I couldn’t even look at these images for almost six weeks after taking the pictures. The week we left our magical street was a week blurred with with tears and a crazy amount of logistics, and seeing these pictures brings the saline and snot saturated face right back again. Well, actually, that hasn’t really stopped. I don’t know how long it will take to just settle into the “happy memory” phase, but I’m definitely not there yet. I’m still in the “I-can-ugly-cry-about-this-yet-again” phase. All this heartache from just two years (well, technically the girls and I were one week short of two years, but Brian was 2 years, to the day.)
So this is going to be my attempt to forego a therapy bill. I don’t know if it will work, but I’ll try. I’m going to share what we left behind– which is a lot of “who” that make up the weight of the “what.” I’m going to share our road trip across the country. I’m going to go through my pictures and be okay with an ugly cry. Maybe I’ll even find that the ugly cry yields a beautiful joy. I don’t know if it will on this part of the journey, but I’m inviting you to come along all the same and share it with me.
Last week, my brother called to check in on me. I started to cry (yes, total theme!) when talking about how I ached for some of my friends and life in Georgia. He shared his experience and used the word “irreplaceable” to describe people he had said goodbye to on a move his family did. And it stuck.
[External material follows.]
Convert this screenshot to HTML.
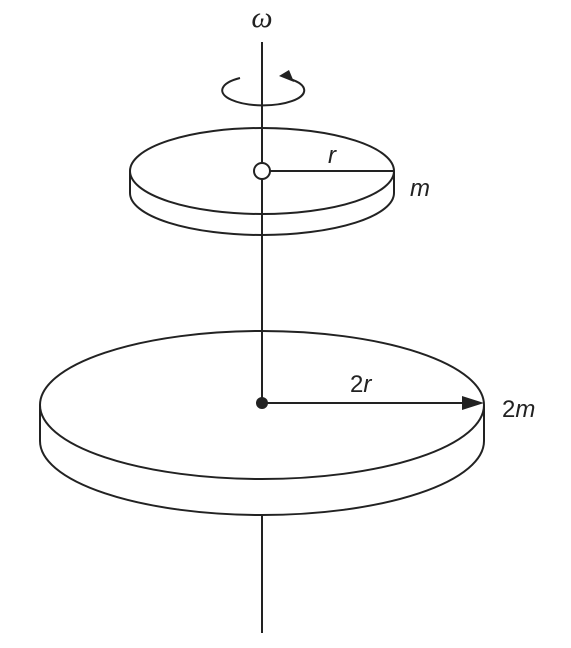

We’re in a new land now, from a mountain to an island, and we’ll forge forward to find community again; but I’m quite at peace to know that who and what we left behind is indeed irreplaceable. I’m truly thankful that my children have the Lookout Mountain chapter of their childhood. And I’m content knowing that this street, as pictured from just outside our home, will always hold a part of my heart. I’m actually quite thankful I left some of me there, even though it aches in the depths of me for now.